-- start of Supplied records --

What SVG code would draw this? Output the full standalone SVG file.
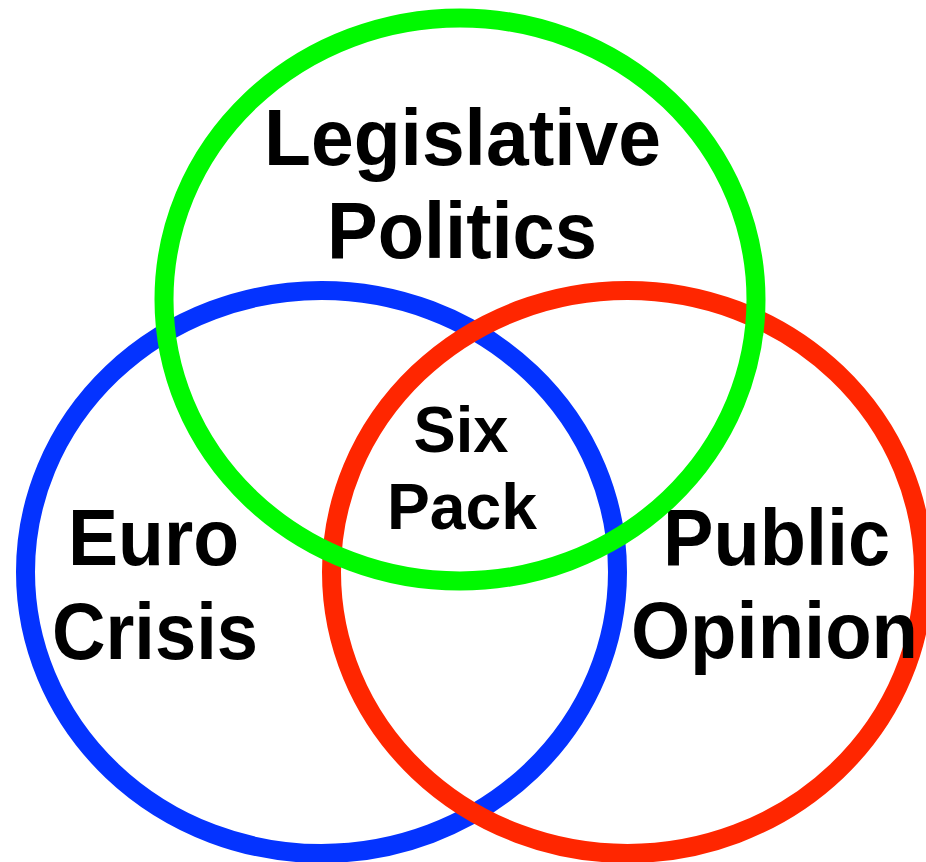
<svg xmlns="http://www.w3.org/2000/svg" width="926" height="862" viewBox="0 0 926 862">
<style>
.ring{fill:none;stroke-width:19}
.lbl{font-family:"Liberation Sans",Arial,Helvetica,sans-serif;font-weight:bold;font-size:80px;fill:#000;text-anchor:middle}
.sm{font-size:64px}
</style>
<rect x="0" y="0" width="926" height="862" fill="#fff"/>
<g id="euro-crisis">
<ellipse class="ring" cx="321.5" cy="572" rx="296" ry="281.5" stroke="#0433FF"/>
<text class="lbl" x="153.5" y="565" textLength="171" lengthAdjust="spacingAndGlyphs">Euro</text>
<text class="lbl" x="155" y="659" textLength="206" lengthAdjust="spacingAndGlyphs">Crisis</text>
</g>
<g id="public-opinion">
<ellipse class="ring" cx="627.5" cy="572" rx="296" ry="281.5" stroke="#FF2600"/>
<text class="lbl" x="776.5" y="565" textLength="227" lengthAdjust="spacingAndGlyphs">Public</text>
<text class="lbl" x="774.5" y="658" textLength="287" lengthAdjust="spacingAndGlyphs">Opinion</text>
</g>
<g id="legislative-politics">
<ellipse class="ring" cx="460" cy="299.5" rx="296" ry="281.5" stroke="#00F900"/>
<text class="lbl" x="462.5" y="165" textLength="397" lengthAdjust="spacingAndGlyphs">Legislative</text>
<text class="lbl" x="462" y="258" textLength="270" lengthAdjust="spacingAndGlyphs">Politics</text>
</g>
<g id="six-pack">
<text class="lbl sm" x="461" y="452" textLength="95" lengthAdjust="spacingAndGlyphs">Six</text>
<text class="lbl sm" x="462" y="529" textLength="150" lengthAdjust="spacingAndGlyphs">Pack</text>
</g>
</svg>
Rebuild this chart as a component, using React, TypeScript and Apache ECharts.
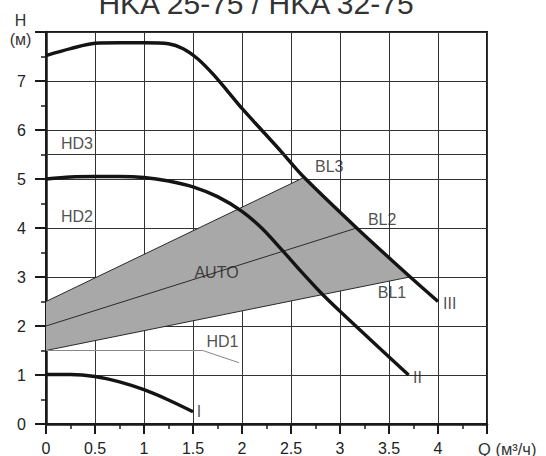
import React, { useEffect, useRef } from "react";
import * as echarts from "echarts";

// ---- data ----
const xTickLabels = ["0", "0.5", "1", "1.5", "2", "2.5", "3", "3.5", "4"];
const yTickLabels = ["0", "1", "2", "3", "4", "5", "6", "7"];

// pump curves [Q, H]
const curveIII: number[][] = [
  [0, 7.52], [0.25, 7.66], [0.5, 7.77], [0.75, 7.78], [1.0, 7.78], [1.25, 7.76],
  [1.4, 7.66], [1.55, 7.45], [1.7, 7.15], [1.85, 6.8], [2.0, 6.44], [2.2, 6.0],
  [2.4, 5.56], [2.62, 5.06], [3.17, 4.0], [3.7, 3.03], [4.0, 2.5],
];
const curveII: number[][] = [
  [0, 5.0], [0.25, 5.04], [0.5, 5.05], [0.75, 5.05], [1.0, 5.03], [1.25, 4.96],
  [1.5, 4.84], [1.75, 4.64], [2.0, 4.34], [2.2, 4.0], [2.4, 3.57], [2.6, 3.12],
  [2.8, 2.69], [3.0, 2.3], [3.3, 1.74], [3.7, 1.0],
];
const curveI: number[][] = [
  [0, 1.01], [0.25, 1.01], [0.5, 0.97], [0.75, 0.86], [1.0, 0.7], [1.25, 0.49], [1.5, 0.25],
];

// AUTO region and proportional lines
const autoArea: number[][] = [[0, 2.5], [2.62, 5.02], [3.71, 3.0], [0, 1.5]];
const lineBL3: number[][] = [[0, 2.5], [2.62, 5.02]];
const lineBL2: number[][] = [[0, 2.0], [3.17, 4.0]];
const lineBL1: number[][] = [[0, 1.5], [3.71, 3.0]];
const lineHD1: number[][] = [[0, 1.5], [1.6, 1.5], [1.97, 1.25]];

// extra horizontal grid line
const extraGridY = [5.5];

// annotations [Q, H, text]
const annotations: [number, number, string][] = [
  [0.316, 5.72, "HD3"],
  [0.316, 4.23, "HD2"],
  [1.74, 3.09, "AUTO"],
  [2.89, 5.25, "BL3"],
  [3.43, 4.18, "BL2"],
  [3.53, 2.69, "BL1"],
  [4.12, 2.46, "III"],
  [3.79, 0.95, "II"],
  [1.56, 0.245, "I"],
  [1.8, 1.68, "HD1"],
];

const titleText = "HKA 25-75 / HKA 32-75";
const FONT = "'Liberation Sans', Arial, sans-serif";

export default function App() {
  const ref = useRef<HTMLDivElement>(null);
  useEffect(() => {
    document.body.style.margin = "0";
    if (!ref.current) return;
    const chart = echarts.init(ref.current, undefined, { renderer: "svg" });
    const curveStyle = { color: "#141414", width: 3.4 };
    const thin = { color: "#2a2a2a", width: 1 };
    const curve = (data: number[][]) => ({
      type: "line", data, showSymbol: false, smooth: 0.3,
      lineStyle: curveStyle, z: 4, silent: true,
    });
    chart.setOption({
      animation: false,
      backgroundColor: "#ffffff",
      textStyle: { fontFamily: FONT },
      grid: {
        left: 46, top: 32, right: 59, bottom: 32,
        show: true, borderColor: "#1a1a1a", borderWidth: 2, backgroundColor: "transparent",
      },
      xAxis: {
        type: "value", min: 0, max: 4.5, interval: 0.5,
        axisLine: { show: true, onZero: false, lineStyle: { color: "#1a1a1a", width: 2.5 } },
        axisTick: { show: true, length: 10, lineStyle: { color: "#1a1a1a", width: 2 } },
        minorTick: { show: true, splitNumber: 2, length: 5, lineStyle: { color: "#1a1a1a", width: 1.5 } },
        splitLine: { show: true, lineStyle: { color: "#333", width: 1 } },
        axisLabel: {
          color: "#222", fontSize: 16, fontFamily: FONT, margin: 16,
          formatter: (_v: number, i: number) => xTickLabels[i] ?? "",
        },
      },
      yAxis: {
        type: "value", min: 0, max: 8, interval: 1,
        axisLine: { show: true, onZero: false, lineStyle: { color: "#1a1a1a", width: 2.5 } },
        axisTick: { show: true, length: 11, lineStyle: { color: "#1a1a1a", width: 2 } },
        minorTick: { show: true, splitNumber: 2, length: 5, lineStyle: { color: "#1a1a1a", width: 1.5 } },
        splitLine: { show: true, lineStyle: { color: "#333", width: 1 } },
        axisLabel: {
          color: "#222", fontSize: 16, fontFamily: FONT, margin: 20,
          formatter: (_v: number, i: number) => yTickLabels[i] ?? "",
        },
      },
      series: [
        {
          type: "custom",
          silent: true,
          z: 1,
          data: [0],
          renderItem: (_p: any, api: any) => {
            const pts = autoArea.map((d) => api.coord(d));
            return {
              type: "polygon",
              shape: { points: pts },
              style: { fill: "#a8a8a8", stroke: "none" },
            };
          },
        },
        {
          type: "line", data: [], silent: true, z: 1,
          markLine: {
            silent: true, symbol: "none", label: { show: false },
            lineStyle: { color: "#333", width: 1, type: "solid" },
            data: extraGridY.map((y) => ({ yAxis: y })),
          },
        },
        { type: "line", data: lineBL3, showSymbol: false, lineStyle: thin, z: 3, silent: true },
        { type: "line", data: lineBL2, showSymbol: false, lineStyle: thin, z: 3, silent: true },
        { type: "line", data: lineBL1, showSymbol: false, lineStyle: thin, z: 3, silent: true },
        { type: "line", data: lineHD1, showSymbol: false, lineStyle: { color: "#888", width: 1 }, z: 3, silent: true },
        curve(curveIII),
        curve(curveII),
        curve(curveI),
        {
          type: "scatter", silent: true, z: 5,
          symbolSize: 1, itemStyle: { color: "rgba(0,0,0,0)" },
          data: annotations.map((a) => ({ value: [a[0], a[1]], name: a[2] })),
          label: {
            show: true, position: "inside", formatter: (p: any) => p.name,
            color: "#222", fontSize: 16, fontFamily: FONT, textBorderWidth: 0,
          },
        },
      ],
      graphic: [
        {
          type: "text", x: 256, y: 3,
          style: {
            text: titleText, fill: "#333", fontSize: 30, fontFamily: FONT,
            align: "center", verticalAlign: "middle",
          },
        },
        {
          type: "text", x: 20.5, y: 20.5,
          style: { text: "H", fill: "#333", fontSize: 16, fontFamily: FONT, align: "center", verticalAlign: "middle" },
        },
        {
          type: "text", x: 20.5, y: 39.5,
          style: { text: "(м)", fill: "#333", fontSize: 16, fontFamily: FONT, align: "center", verticalAlign: "middle" },
        },
        {
          type: "text", x: 478, y: 448.5,
          style: { text: "Q (м³/ч)", fill: "#333", fontSize: 16.5, fontFamily: FONT, align: "left", verticalAlign: "middle" },
        },
      ],
    });
    return () => chart.dispose();
  }, []);
  return (
    <div
      ref={ref}
      style={{ position: "fixed", left: 0, top: 0, width: 546, height: 456 }}
    />
  );
}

-- end of Supplied records --

Copy all lines from the entries that contain the word "this".

What SVG code would draw this? Output the full standalone SVG file.
Rebuild this chart as a component, using React, TypeScript and Apache ECharts.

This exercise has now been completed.